ABU DHABI (Reuters) - Lewis Hamilton could be only days away from his second Formula One world title but the Mercedes driver is wary of double trouble in Abu Dhabi on Sunday.
The Briton leads German teammate Nico Rosberg by 17 points going into Sunday's season-ending 'Duel in the Desert', which means he does not have to win the race to take the crown even with an unprecedented double points on offer.
Second place at Yas Marina would do, even if Rosberg were to triumph, but the scoring potential and shadow of a mechanical failure or race incident still cast a heavy shadow.
"There is zero comfort going into the next race because it's 50 points to gain," said Hamilton, who took his 2008 title with a last gasp overtake when all seemed lost.
"In the last race you never know what is going to happen, so I'm going to the last race to win."
Sunday's double points could be a one-off, with even commercial supremo Bernie Ecclestone now against continuing the idea he pushed through, but in other respects it should be more of the same.
Mercedes have already secured both titles and finished one-two a record 11 times this season, and are now chasing a record 16th win of the 19 race campaign.

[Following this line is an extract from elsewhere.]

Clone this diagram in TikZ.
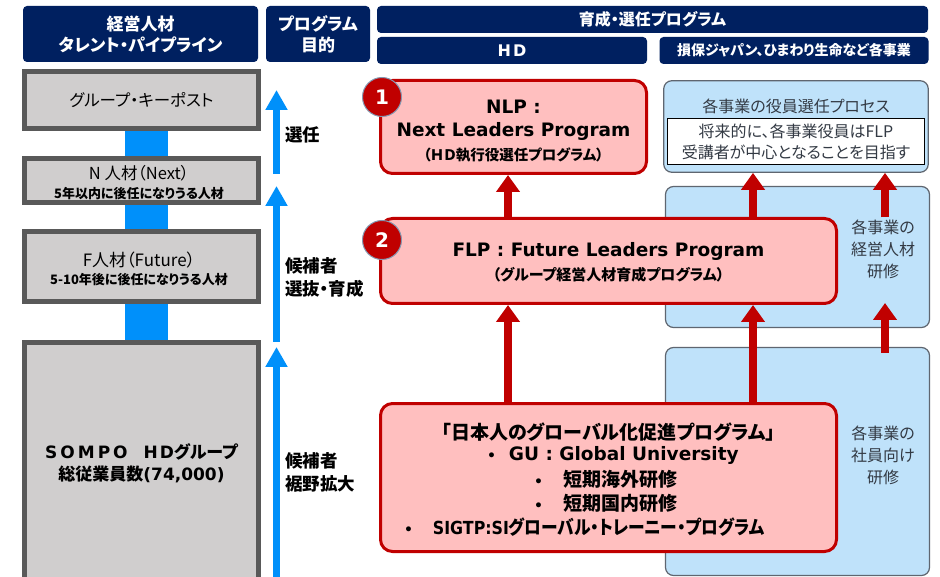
\documentclass[tikz,border=0pt]{standalone}
\usepackage{fontspec}
\setmainfont{Noto Sans CJK JP}[RawFeature=+palt]
\newfontfamily\lt{DejaVu Sans}
\usetikzlibrary{arrows.meta,calc}
\pgfdeclarelayer{bgw}
\pgfdeclarelayer{bgc}
\pgfsetlayers{bgw,bgc,main}
\definecolor{navy}{HTML}{002060}
\definecolor{greyfill}{HTML}{D0CECE}
\definecolor{greyline}{HTML}{595959}
\definecolor{bluec}{HTML}{0090FA}
\definecolor{redfill}{HTML}{FFBFBF}
\definecolor{redline}{HTML}{C00000}
\definecolor{lblue}{HTML}{BFE2FA}
\definecolor{lbline}{HTML}{5F6670}
\definecolor{circline}{HTML}{8497B0}
\definecolor{txtgrey}{HTML}{333A44}
\newcommand\fsz[2]{\fontsize{#1}{#2}\selectfont}
\begin{document}
\begin{tikzpicture}[x=1pt,y=-1pt,
 hdr/.style={fill=navy, rounded corners=4pt, text=white, inner sep=0pt, align=center},
 greybox/.style={draw=greyline, line width=5pt, fill=greyfill, inner sep=0pt, align=center},
 redbox/.style={draw=redline, line width=3pt, fill=redfill, rounded corners=12pt, inner sep=0pt},
 bluebox/.style={draw=lbline, line width=1.2pt, fill=lblue, rounded corners=8pt, inner sep=0pt},
 btext/.style={text=txtgrey, font=\fsz{16}{22}, align=center, inner sep=2pt},
 rtext/.style={font=\bfseries\fsz{19}{23.5}, inner sep=0pt, align=center},
 lbl/.style={font=\bfseries\fsz{17.5}{23}, align=left, anchor=west, inner sep=0pt},
 gtext/.style={align=center, inner sep=0pt},
 barrow/.style={draw=bluec, line width=7pt, -{Triangle[width=21pt,length=20pt]}},
 rarrow/.style={draw=redline, line width=8pt, -{Triangle[width=23pt,length=17pt]}},
 circ/.style={circle, fill=redline, draw=circline, line width=1pt, minimum size=39pt, inner sep=0pt, text=white, font=\lt\bfseries\fsz{20}{20}},
]
\useasboundingbox (0,0) rectangle (940,577);
\begin{pgfonlayer}{bgw}
\fill[white] (0,0) rectangle (940,577);
\end{pgfonlayer}

% headers
\node[hdr, minimum width=235pt, minimum height=56pt, font=\bfseries\fsz{17}{21}] (hA) at (140.5,34) {経営人材\\タレント・パイプライン};
\node[hdr, minimum width=104pt, minimum height=56pt, font=\bfseries\fsz{17}{21}] (hB) at (318,34) {プログラム\\目的};
\node[hdr, minimum width=551pt, minimum height=27pt, font=\bfseries\fsz{16}{20}] (hC) at (652.5,19.5) {育成・選任プログラム};
\node[hdr, minimum width=270pt, minimum height=27pt, font=\bfseries\fsz{16}{20}] (hD) at (512,50.5) {{\lt H\hspace{2pt}D}};
\node[hdr, minimum width=269pt, minimum height=27pt, font=\bfseries\fsz{14}{18}] (hE) at (794,50.5) {損保ジャパン、ひまわり生命など各事業};

% pipeline boxes
\node[greybox, minimum width=234pt, minimum height=57pt, font=\fsz{16.5}{20}] (kp) at (141.5,100) {グループ・キーポスト};
\node[greybox, minimum width=234pt, minimum height=44pt] (nn) at (141.5,180.5) {};
\node[gtext, font=\fsz{16.5}{19}] (nntxt) at (139,183) {N 人材（Next）\\{\bfseries\fsz{13}{19}5年以内に後任になりうる人材}};
\node[greybox, minimum width=234pt, minimum height=70pt] (ff) at (141.5,266.5) {};
\node[gtext, font=\fsz{17}{18}] (fftxt) at (139,269) {F人材（Future）\\{\bfseries\fsz{13}{18}5-10年後に後任になりうる人材}};
\node[greybox, minimum width=234pt, minimum height=257.5pt] (sp) at (141.5,471.25) {};
\node[gtext, font=\bfseries\fsz{17}{22}] (sptxt) at (141.5,463) {{\lt S\hspace{3pt}O\hspace{3pt}M\hspace{3pt}P\hspace{3pt}O\hspace{16pt}H\hspace{2pt}D}グループ\\総従業員数{\lt (74,000)}};

% blue connectors (behind the boxes)
\begin{pgfonlayer}{bgc}
\fill[bluec] ($(kp.south)+(-16.5,0)$) rectangle ($(nn.north)+(26.5,0)$);
\fill[bluec] ($(nn.south)+(-16.5,0)$) rectangle ($(ff.north)+(26.5,0)$);
\fill[bluec] ($(ff.south)+(-16.5,0)$) rectangle ($(sp.north)+(26.5,0)$);
\end{pgfonlayer}

% blue arrows
\coordinate (u1a) at (276.5,174); \coordinate (u1b) at (276.5,90);
\coordinate (u2a) at (276.5,342); \coordinate (u2b) at (276.5,186);
\coordinate (u3a) at (276.5,585); \coordinate (u3b) at (276.5,347);
\draw[barrow] (u1a) -- (u1b);
\draw[barrow] (u2a) -- (u2b);
\draw[barrow] (u3a) -- (u3b);

% labels
\node[lbl] (l1) at (285,135) {選任};
\node[lbl] (l2) at (285,277) {候補者\\選抜・育成};
\node[lbl] (l3) at (285,472) {候補者\\裾野拡大};

% blue boxes
\node[bluebox, minimum width=264.5pt, minimum height=91.5pt] (bt) at (796,126.5) {};
\node[btext] (bttl) at (796,106) {各事業の役員選任プロセス};
\node[draw=black, line width=0.8pt, fill=white, minimum width=257pt, minimum height=46pt, inner sep=0pt, text=txtgrey, font=\fsz{16}{21}, align=center] (btin) at (796,141.5) {将来的に、各事業役員はFLP\\受講者が中心となることを目指す};
\node[bluebox, minimum width=264pt, minimum height=141pt] (bm) at (797.5,257) {};
\node[btext] (bmtxt) at (883,249) {各事業の\\経営人材\\研修};
\node[bluebox, minimum width=264pt, minimum height=228pt] (bb) at (797.5,461.5) {};
\node[btext] (bbtxt) at (883,455) {各事業の\\社員向け\\研修};

% red boxes
\node[redbox, minimum width=266pt, minimum height=93pt] (nlp) at (513.5,127) {};
\node[rtext] (nlptxt) at (513.5,131) {{\lt\fsz{18.5}{22.5}NLP :}\\{\lt\fsz{18.5}{22.5}Next Leaders Program}\\{\fsz{14.5}{22.5}（ＨＤ執行役選任プログラム）}};
\node[redbox, minimum width=456pt, minimum height=85pt] (flp) at (608.5,261) {};
\node[rtext] (flptxt) at (608.5,262.5) {{\lt\fsz{18.5}{21}FLP : Future Leaders Program}\\{\fsz{15}{21}（グループ経営人材育成プログラム）}};
\node[redbox, minimum width=456pt, minimum height=148pt] (gu) at (608.5,477.5) {};
\node[rtext] (g1) at (608.5,432) {「日本人のグローバル化促進プログラム」};
\node[rtext, anchor=west] (g2) at (486.9,455.5) {{\lt\fsz{14}{14}•}\hspace{12.9pt}{\lt\fsz{18.5}{22}GU : Global University}};
\node[rtext, anchor=west] (g3) at (533.9,479.5) {{\lt\fsz{14}{14}•}\hspace{20.9pt}短期海外研修};
\node[rtext, anchor=west] (g4) at (533.9,503) {{\lt\fsz{14}{14}•}\hspace{20.9pt}短期国内研修};
\node[rtext, anchor=west] (g5) at (403.9,527) {{\lt\fsz{14}{14}•}\hspace{19.9pt}\scalebox{0.88}[1]{{\lt\fsz{18}{22}SIGTP:SI}グローバル・トレーニー・プログラム}};

% circles
\node[circ] (c1) at (382,97) {1};
\node[circ] (c2) at (382,240) {2};

% red arrows
\coordinate (xa) at (508,0); \coordinate (xb) at (753,0); \coordinate (xc) at (885,0);
\draw[rarrow] (xa |- flp.north) -- (xa |- nlp.south);
\draw[rarrow] (xa |- gu.north) -- (xa |- flp.south);
\draw[rarrow] (xb |- gu.north) -- (xb |- flp.south);
\draw[rarrow] (xb |- flp.north) -- (xb |- bt.south);
\draw[rarrow] (xc |- bmtxt.north) -- (xc |- bt.south);
\coordinate (a6b) at (885,353); \coordinate (a6t) at (885,303);
\draw[rarrow] (a6b) -- (a6t);
\end{tikzpicture}
\end{document}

The nightmare for the team, and particularly Hamilton who has won 10 races to Rosberg's five, is mechanical failure.
To many fans, it would turn the championship into a travesty if he loses out that way.
"Clearly Lewis breaking down would have a massive impact on his championship attempt. And it would, for me personally, be a nightmare," said Mercedes motorsport head Toto Wolff.
"We need to provide him with the most reliable car and we want the championship to end in a straight and fair battle and not by one of them breaking down."
While the focus is on the title scrap between the two Mercedes rivals, whose relationship has been under the microscope all year, other battles will be fought behind them in what amounts to a last roll of the dice for some.
Red Bull are sure of second place while Williams look set to finish ahead of Ferrari for the first time since they took their last title in 1997.
For Ferrari, the sport's most successful and glamorous team, it is the last chance to stave off their first winless season since 1993.
Sauber are also staring at their first season without a single point while Caterham, in administration and with a skeleton crew, are hoping to do enough to convince a buyer to rescue them.
The race will be quadruple champion Sebastian Vettel's farewell to Red Bull and could also be the final appearance in Formula One of 2009 world champion Jenson Button, Hamilton's former McLaren team mate.
McLaren, who end a long relationship with Mercedes and start a new partnership with Honda after Abu Dhabi, are expected to sign Fernando Alonso from Ferrari and have yet to decide whether to keep Button or Danish rookie Kevin Magnussen.
Other drivers possibly preparing for their final curtain call are Sauber's German Adrian Sutil and Mexican Esteban Gutierrez, both surplus to requirement at the Swiss team.